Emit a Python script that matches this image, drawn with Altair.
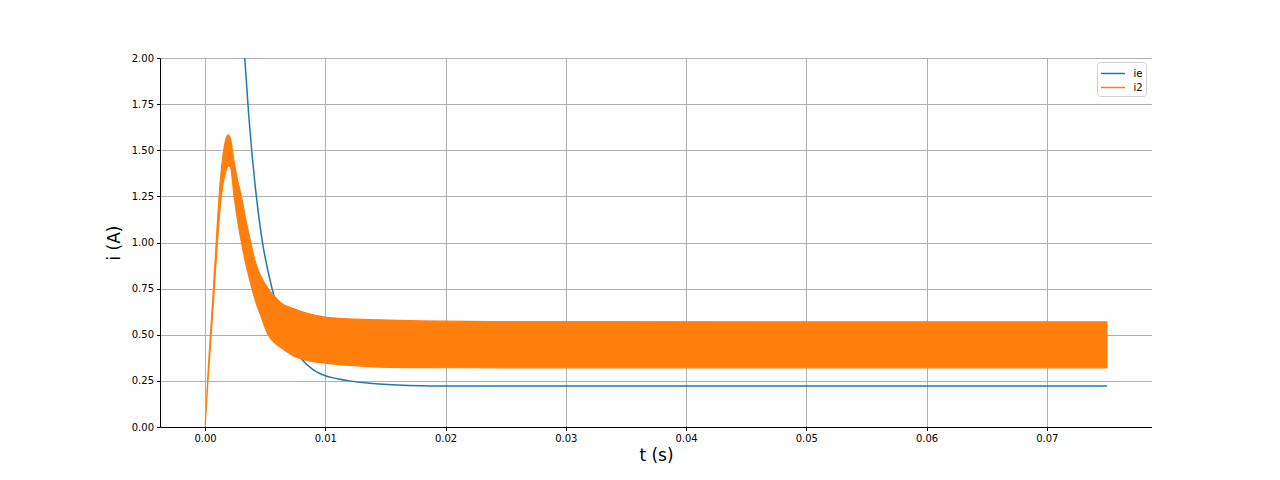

+ + + + + + +

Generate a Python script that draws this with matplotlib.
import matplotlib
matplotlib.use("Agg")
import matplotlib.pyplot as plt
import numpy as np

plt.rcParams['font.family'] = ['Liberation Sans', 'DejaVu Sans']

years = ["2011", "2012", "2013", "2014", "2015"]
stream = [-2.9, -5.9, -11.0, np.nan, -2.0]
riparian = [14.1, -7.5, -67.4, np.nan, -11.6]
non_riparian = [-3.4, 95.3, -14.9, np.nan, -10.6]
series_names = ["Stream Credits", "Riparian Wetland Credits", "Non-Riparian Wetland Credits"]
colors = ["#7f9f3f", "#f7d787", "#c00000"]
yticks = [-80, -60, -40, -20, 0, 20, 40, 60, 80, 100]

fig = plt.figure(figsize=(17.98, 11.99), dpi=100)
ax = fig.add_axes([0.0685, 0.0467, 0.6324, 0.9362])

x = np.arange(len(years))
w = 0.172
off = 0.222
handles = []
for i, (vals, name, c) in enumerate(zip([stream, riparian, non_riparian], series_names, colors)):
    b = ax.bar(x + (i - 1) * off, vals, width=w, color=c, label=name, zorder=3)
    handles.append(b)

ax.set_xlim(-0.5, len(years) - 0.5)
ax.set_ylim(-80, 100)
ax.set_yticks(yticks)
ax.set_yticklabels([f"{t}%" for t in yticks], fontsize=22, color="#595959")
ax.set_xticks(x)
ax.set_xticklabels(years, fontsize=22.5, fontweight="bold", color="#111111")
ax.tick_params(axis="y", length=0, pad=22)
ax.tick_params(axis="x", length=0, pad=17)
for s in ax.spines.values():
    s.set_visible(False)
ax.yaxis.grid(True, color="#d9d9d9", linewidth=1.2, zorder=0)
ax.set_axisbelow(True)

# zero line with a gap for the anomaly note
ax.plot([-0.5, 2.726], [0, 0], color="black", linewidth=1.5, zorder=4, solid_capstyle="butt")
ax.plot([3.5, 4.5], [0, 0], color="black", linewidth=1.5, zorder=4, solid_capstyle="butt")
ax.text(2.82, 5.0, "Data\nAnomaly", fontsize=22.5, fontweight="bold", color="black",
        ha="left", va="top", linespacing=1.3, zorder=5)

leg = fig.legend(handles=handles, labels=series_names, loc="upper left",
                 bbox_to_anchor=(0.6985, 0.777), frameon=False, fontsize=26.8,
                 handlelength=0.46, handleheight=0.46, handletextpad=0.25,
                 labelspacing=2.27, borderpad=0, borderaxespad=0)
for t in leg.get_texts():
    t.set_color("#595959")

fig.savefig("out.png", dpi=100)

+ + + + + + +

Work instructions
Go through the lines above. Select every one that has the string "this".

Result below
Emit a Python script that matches this image, drawn with Altair.
Generate a Python script that draws this with matplotlib.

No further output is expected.